Powell had a significant impact on political decisions made by the U.S. government. He played a crucial role in the U.S. invasion of Kuwait in 1991. His influence made many believe that he would run for president of the United States, but instead, decided to join the George W. Bush administration in 2001 and played a major role in shaping the United States’ response to the Sept. 11 terrorist attacks.
Associate Professor of History Clemmie Harris said it is important to recognize how Powell broke racial barriers in addition to achieving astronomical political accomplishments.
“Because he was the first Black secretary of state and broke a major barrier because there has never been a Black person to reach such a high cabinet position, it was very important because it was an achievement that continues the story of racial integration,” Harris said. “Often those areas are filled by people from privileged backgrounds. People from minority groups are not represented.”

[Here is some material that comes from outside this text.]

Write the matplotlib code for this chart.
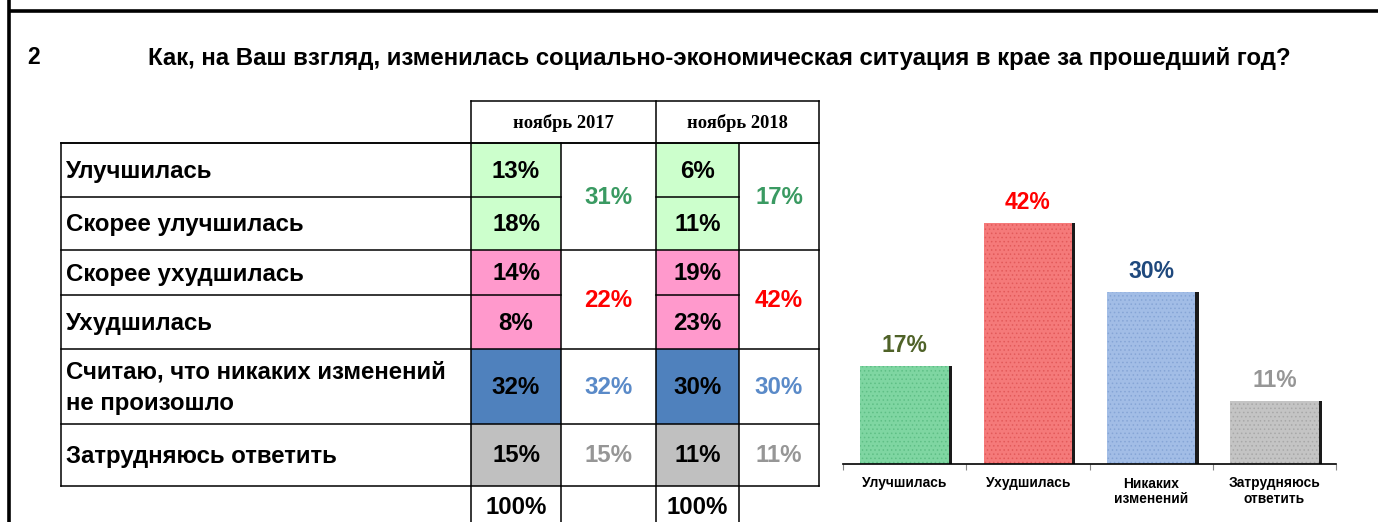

According to Harris, Powell’s legacy is important for a variety of reasons, but first within the context of the African diaspora.
“It represents a story of every generation of Black men standing on the shoulders of those who came before them to build on that chapter,” Harris said. “Colin Powell stood not only on the shoulders of those African Americans who are still on the enchants of progress, so there is no doubt that he presents a continuation of Black excellence and service Black people have given to this country. He is also very important because he resonates with the first 4-star Black general and became a very important form of inspiration.”
Associate Professor of Political Science Jun Kwon said Powell will be remembered by Americans as an impeccable public servant and patriot.
“His life is more than the biography of one man,” Kwon said. “Growing up with poor immigrant parents, the life of Mr. Powell became a role model for the African American success story in the military and in government. However, if there is one thing that African Americans would have liked is, I think, that Mr. Powell could have been more visible and outspoken on their behalf in recent years.”
As a Black man, Harris is proud of Powell’s accomplishments and exemplary life of service.
“His legacy is important not only because of what it means to be a Black American, but highlights the struggle Black people endure,” Harris said. “It is also important to me because Powell was able to realize the country’s potential.”
Powell’s funeral was held on Nov. 5 at the Washington National Cathedral.